Survey says: Park Blocks defining feature of college

A marketing survey of the Portland State community drew an unexpectedly heavy 3,500 responses and established the Park Blocks as the university’s most identifiable image.


A total of 2,100 responses were by undergraduate students.


Lauer and Associates developed the survey to conduct a marketing audit and recommend a marketing program for the university.


Kelli Horst, a senior associate with Lauer and Associates, called the undergraduate response “phenomenal.”


Horst felt the results showed heavy interest in all sectors of the community, since the survey was open for responses for 39 days. Alumni responses were separated from undergraduates, graduate students, faculty and staff and were not represented in Thursday’s raw data tally.


“These results are not necessarily guidelines,” Horst emphasized. “We are going to take this to the faculty, students and community leaders.”


She called the results a very representative sample.


“It gives you a lot of confidence that the results are valid,” she said. “It’s an example that the university has a pretty good sense of its identity.”


That opinion was seconded by Julie Smith, senior marketing assistant in the office of marketing communications: “We did an informal survey in 2002 and the results were almost the same.” Smith acted as survey coordinator in the current survey.


The survey results showed the three most favorable perceptions of Portland State. They were that the university combines involvement and expertise in the urban community with a passion for sustainability, the university is located in one of the nation’s most livable cities, and the university is an engaged learning community connected to the city and the region.


The least-chosen option among the favorable impressions was that PSU attracts uncommonly creative faculty, students and staff.


When it came to phrases that communicate the essence of Portland State, the word “urban” was the winner by far with faculty and staff, with slightly less enthusiasm from graduates and undergraduates. Second most popular was “community centered.”  Ranking third was “diverse and fourth was “engaged.” Some words got no responses at all. One of these was “international.”

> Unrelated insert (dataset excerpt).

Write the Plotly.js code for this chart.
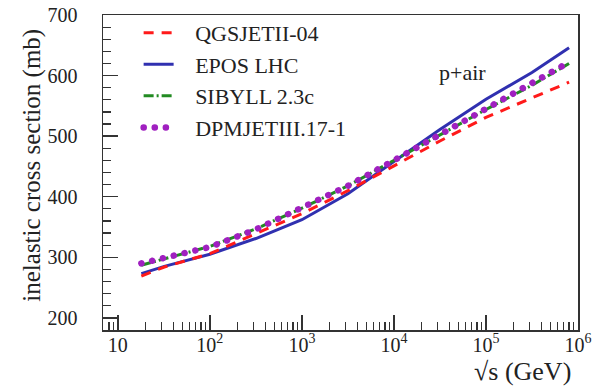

The South Park Blocks ranked far ahead of any other choices as the image that evokes Portland State. More than half the faculty respondents named this as first choice and a quarter more ranked it second choice. Again, undergraduate students ranked the least enthusiastic, with only 39 percent ranking it at first choice.


Ranking second with all groups was Portland Cityscape, followed by the sky bridges. Least popular choice of any that drew positive responses was the Portland Streetcar.


Horst emphasized that this is raw data and remains to be analyzed and correlated in depth.


In summary, the report showed that the university’s commitment to diversity and community engagement, location in Portland and its urban setting distinguish it from other institutions.


A drawing among participants in the current survey produced two winners of iPod nanos. Vincent Fritzsche, a programming manager in extended studies, won the iPod for faculty, staff or alumni. Ken Ray won the student iPod prize. The office of institutional research and planning declined to identify Ray other than by name. The drawing was performed electronically by Rosanna Carpenter of the Office of Institutional Research and Planning.


Results of the survey were revealed at a noon meeting Thursday of the President’s Task Force for Integrated Marketing.


Horst will meet with various groups to discuss the preliminary results in sessions through Friday. Among them today are a faculty discussion from 2 to 5 p.m. and a student meeting from 6 to 8 p.m., both at the Native American Center.


Friday, she will work with students from11 a.m. to 1 p.m. and faculty at 1 p.m. to 4 p.m. also in the Native American Center.


The survey marked another step in President Daniel Bernstine’s program last spring when he formed the task force for integrated marketing. He charged it with engaging the campus community in an authentic process to translate the university’s mission, vision and values into a set of key messages and a visual identity program.


Responsibility for translating the president’s dictum into action fell to Cassie McVeety, Vice President for University Relations. She became chair of the task force.


The first step in realizing Bernstine’s vision took form in April and May, when Lauer and Associates conducted focus groups with faculty, students and other campus groups. The meetings contributed to a detailed marketing audit of the university, followed by recommendations for developing a marketing program, known as the “message on a page” concept. The firm also emphasized the need for “branding” the university.


The firm in its final audit report recommended a central intelligence function with the authority to supervise all brand marketing and communications by the university.


McVeety later confirmed this will likely be the pattern, with marketing and communications separated but “all merging into one communication function.”